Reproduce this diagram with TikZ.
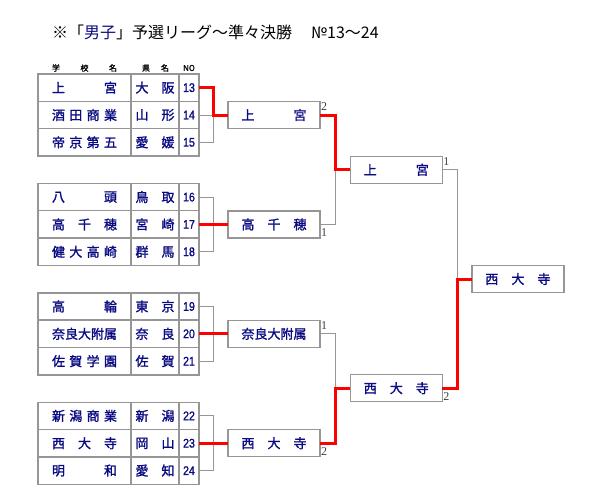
\documentclass[tikz,border=0pt]{standalone}
\usepackage{fontspec}
\setmainfont{Noto Sans CJK JP}
\newfontfamily\namefont[FakeBold=1.5]{Noto Sans CJK JP}
\newfontfamily\numfont[FakeStretch=0.85,FakeBold=1.2]{Liberation Sans}
\newfontfamily\rankfont{Liberation Serif}
\usetikzlibrary{positioning}
\definecolor{namecol}{RGB}{10,10,130}
\definecolor{linegray}{RGB}{150,150,150}
\definecolor{wonred}{RGB}{255,0,0}
\newcommand{\spreadtext}[2]{\makebox[#1][s]{#2}}

\begin{document}
\begin{tikzpicture}[
    x=1pt,y=-1pt,
    node distance=0pt,
    cell/.style={draw=linegray,line width=1.4pt,rectangle,inner sep=0pt,outer sep=0pt,minimum height=27.35pt,text=namecol,font=\namefont\fontsize{13}{13}\selectfont},
    school/.style={cell,minimum width=93pt},
    pref/.style={cell,minimum width=48pt},
    num/.style={cell,minimum width=20pt,font=\numfont\fontsize{12.5}{12.5}\selectfont},
    win/.style={cell,minimum width=92pt,minimum height=27pt},
    hdr/.style={inner sep=0pt,font=\namefont\fontsize{8}{8}\selectfont},
    rank/.style={inner sep=0.8pt,text=black!75,font=\rankfont\fontsize{12}{12}\selectfont},
    line/.style={draw=linegray,line width=1pt},
    wonline/.style={draw=wonred,line width=3pt}
]
\useasboundingbox (0,0) rectangle (600,500);

% title
\node[anchor=west,inner sep=0pt,font=\fontsize{16}{16}\selectfont] (title) at (52,32)
    {※「{\color{namecol}男子}」予選リーグ～準々決勝\hspace{19pt}№13～24};

% headers
\node[hdr] (hschool) at (84.5,68) {\spreadtext{65pt}{学 校 名}};
\node[hdr] (hpref) at (155.5,68) {\spreadtext{27pt}{県 名}};
\node[hdr] (hno) at (189,68) {NO};

% entry tables
\foreach \no/\sch/\pre [count=\i from 0] in {
    13/{上 宮}/{大 阪}, 14/{酒 田 商 業}/{山 形}, 15/{帝 京 第 五}/{愛 媛},
    16/{八 頭}/{鳥 取}, 17/{高 千 穂}/{宮 崎}, 18/{健 大 高 崎}/{群 馬},
    19/{高 輪}/{東 京}, 20/{奈良大附属}/{奈 良}, 21/{佐 賀 学 園}/{佐 賀},
    22/{新 潟 商 業}/{新 潟}, 23/{西 大 寺}/{岡 山}, 24/{明 和}/{愛 知}}{
  \pgfmathsetmacro\rowy{74+27.35*(4*int(\i/3)+mod(\i,3)+0.5)}
  \node[school] (s\no) at (84.5,\rowy) {\spreadtext{65pt}{\sch}};
  \node[pref,right=of s\no] (p\no) {\spreadtext{39pt}{\pre}};
  \node[num,right=of p\no] (n\no) {\no};
}

% winners
\node[win,right=29pt of n14] (b1) {\spreadtext{65pt}{上 宮}};
\node[win,right=29pt of n17] (b2) {\spreadtext{65pt}{高 千 穂}};
\node[win,right=29pt of n20] (b3) {\spreadtext{65pt}{奈良大附属}};
\node[win,right=29pt of n23] (b4) {\spreadtext{65pt}{西 大 寺}};
\node[win] (s1) at (396.3,169.8) {\spreadtext{65pt}{上 宮}};
\node[win] (s2) at (396.3,388.2) {\spreadtext{65pt}{西 大 寺}};
\node[win] (fin) at (517.9,279) {\spreadtext{65pt}{西 大 寺}};

% scores
\node[rank,anchor=north west] (r1) at (b1.north east) {2};
\node[rank,anchor=south west] (r2) at (b2.south east) {1};
\node[rank,anchor=north west] (r3) at (b3.north east) {1};
\node[rank,anchor=south west] (r4) at (b4.south east) {2};
\node[rank,anchor=north west] (r5) at (s1.north east) {1};
\node[rank,anchor=south west] (r6) at (s2.south east) {2};

% brackets
\foreach \a/\b/\c/\tgt/\won in {13/14/15/b1/13, 16/17/18/b2/17, 19/20/21/b3/20, 22/23/24/b4/23}{
  \foreach \k in {\a,\b,\c}
    \draw[line] (n\k.east) -- ++(14,0) |- (\tgt.west);
  \draw[wonline] (n\won.east) -- ++(14,0) |- (\tgt.west);
}
\foreach \up/\down/\tgt/\won in {b1/b2/s1/b1, b3/b4/s2/b4, s1/s2/fin/s2}{
  \draw[line] (\up.east) -- ++(15,0) |- (\tgt.west);
  \draw[line] (\down.east) -- ++(15,0) |- (\tgt.west);
  \draw[wonline] (\won.east) -- ++(15,0) |- (\tgt.west);
}
\end{tikzpicture}
\end{document}
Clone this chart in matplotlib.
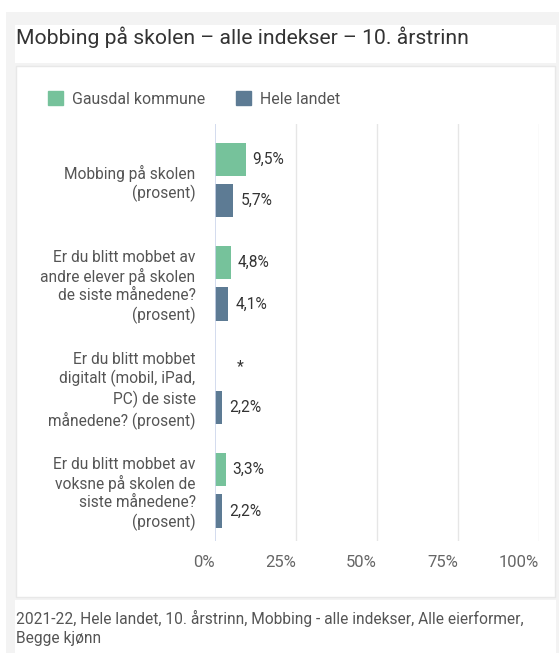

■ ■ ■ ■

## WHAT THE TASK ASKS
Exactly reproduce the entries above, minus the pictures.

## THE REPLY
Reproduce this diagram with TikZ.
\documentclass[tikz,border=0pt]{standalone}
\usepackage{fontspec}
\setmainfont{Noto Sans CJK JP}
\newfontfamily\namefont[FakeBold=1.5]{Noto Sans CJK JP}
\newfontfamily\numfont[FakeStretch=0.85,FakeBold=1.2]{Liberation Sans}
\newfontfamily\rankfont{Liberation Serif}
\usetikzlibrary{positioning}
\definecolor{namecol}{RGB}{10,10,130}
\definecolor{linegray}{RGB}{150,150,150}
\definecolor{wonred}{RGB}{255,0,0}
\newcommand{\spreadtext}[2]{\makebox[#1][s]{#2}}

\begin{document}
\begin{tikzpicture}[
    x=1pt,y=-1pt,
    node distance=0pt,
    cell/.style={draw=linegray,line width=1.4pt,rectangle,inner sep=0pt,outer sep=0pt,minimum height=27.35pt,text=namecol,font=\namefont\fontsize{13}{13}\selectfont},
    school/.style={cell,minimum width=93pt},
    pref/.style={cell,minimum width=48pt},
    num/.style={cell,minimum width=20pt,font=\numfont\fontsize{12.5}{12.5}\selectfont},
    win/.style={cell,minimum width=92pt,minimum height=27pt},
    hdr/.style={inner sep=0pt,font=\namefont\fontsize{8}{8}\selectfont},
    rank/.style={inner sep=0.8pt,text=black!75,font=\rankfont\fontsize{12}{12}\selectfont},
    line/.style={draw=linegray,line width=1pt},
    wonline/.style={draw=wonred,line width=3pt}
]
\useasboundingbox (0,0) rectangle (600,500);

% title
\node[anchor=west,inner sep=0pt,font=\fontsize{16}{16}\selectfont] (title) at (52,32)
    {※「{\color{namecol}男子}」予選リーグ～準々決勝\hspace{19pt}№13～24};

% headers
\node[hdr] (hschool) at (84.5,68) {\spreadtext{65pt}{学 校 名}};
\node[hdr] (hpref) at (155.5,68) {\spreadtext{27pt}{県 名}};
\node[hdr] (hno) at (189,68) {NO};

% entry tables
\foreach \no/\sch/\pre [count=\i from 0] in {
    13/{上 宮}/{大 阪}, 14/{酒 田 商 業}/{山 形}, 15/{帝 京 第 五}/{愛 媛},
    16/{八 頭}/{鳥 取}, 17/{高 千 穂}/{宮 崎}, 18/{健 大 高 崎}/{群 馬},
    19/{高 輪}/{東 京}, 20/{奈良大附属}/{奈 良}, 21/{佐 賀 学 園}/{佐 賀},
    22/{新 潟 商 業}/{新 潟}, 23/{西 大 寺}/{岡 山}, 24/{明 和}/{愛 知}}{
  \pgfmathsetmacro\rowy{74+27.35*(4*int(\i/3)+mod(\i,3)+0.5)}
  \node[school] (s\no) at (84.5,\rowy) {\spreadtext{65pt}{\sch}};
  \node[pref,right=of s\no] (p\no) {\spreadtext{39pt}{\pre}};
  \node[num,right=of p\no] (n\no) {\no};
}

% winners
\node[win,right=29pt of n14] (b1) {\spreadtext{65pt}{上 宮}};
\node[win,right=29pt of n17] (b2) {\spreadtext{65pt}{高 千 穂}};
\node[win,right=29pt of n20] (b3) {\spreadtext{65pt}{奈良大附属}};
\node[win,right=29pt of n23] (b4) {\spreadtext{65pt}{西 大 寺}};
\node[win] (s1) at (396.3,169.8) {\spreadtext{65pt}{上 宮}};
\node[win] (s2) at (396.3,388.2) {\spreadtext{65pt}{西 大 寺}};
\node[win] (fin) at (517.9,279) {\spreadtext{65pt}{西 大 寺}};

% scores
\node[rank,anchor=north west] (r1) at (b1.north east) {2};
\node[rank,anchor=south west] (r2) at (b2.south east) {1};
\node[rank,anchor=north west] (r3) at (b3.north east) {1};
\node[rank,anchor=south west] (r4) at (b4.south east) {2};
\node[rank,anchor=north west] (r5) at (s1.north east) {1};
\node[rank,anchor=south west] (r6) at (s2.south east) {2};

% brackets
\foreach \a/\b/\c/\tgt/\won in {13/14/15/b1/13, 16/17/18/b2/17, 19/20/21/b3/20, 22/23/24/b4/23}{
  \foreach \k in {\a,\b,\c}
    \draw[line] (n\k.east) -- ++(14,0) |- (\tgt.west);
  \draw[wonline] (n\won.east) -- ++(14,0) |- (\tgt.west);
}
\foreach \up/\down/\tgt/\won in {b1/b2/s1/b1, b3/b4/s2/b4, s1/s2/fin/s2}{
  \draw[line] (\up.east) -- ++(15,0) |- (\tgt.west);
  \draw[line] (\down.east) -- ++(15,0) |- (\tgt.west);
  \draw[wonline] (\won.east) -- ++(15,0) |- (\tgt.west);
}
\end{tikzpicture}
\end{document}
Clone this chart in matplotlib.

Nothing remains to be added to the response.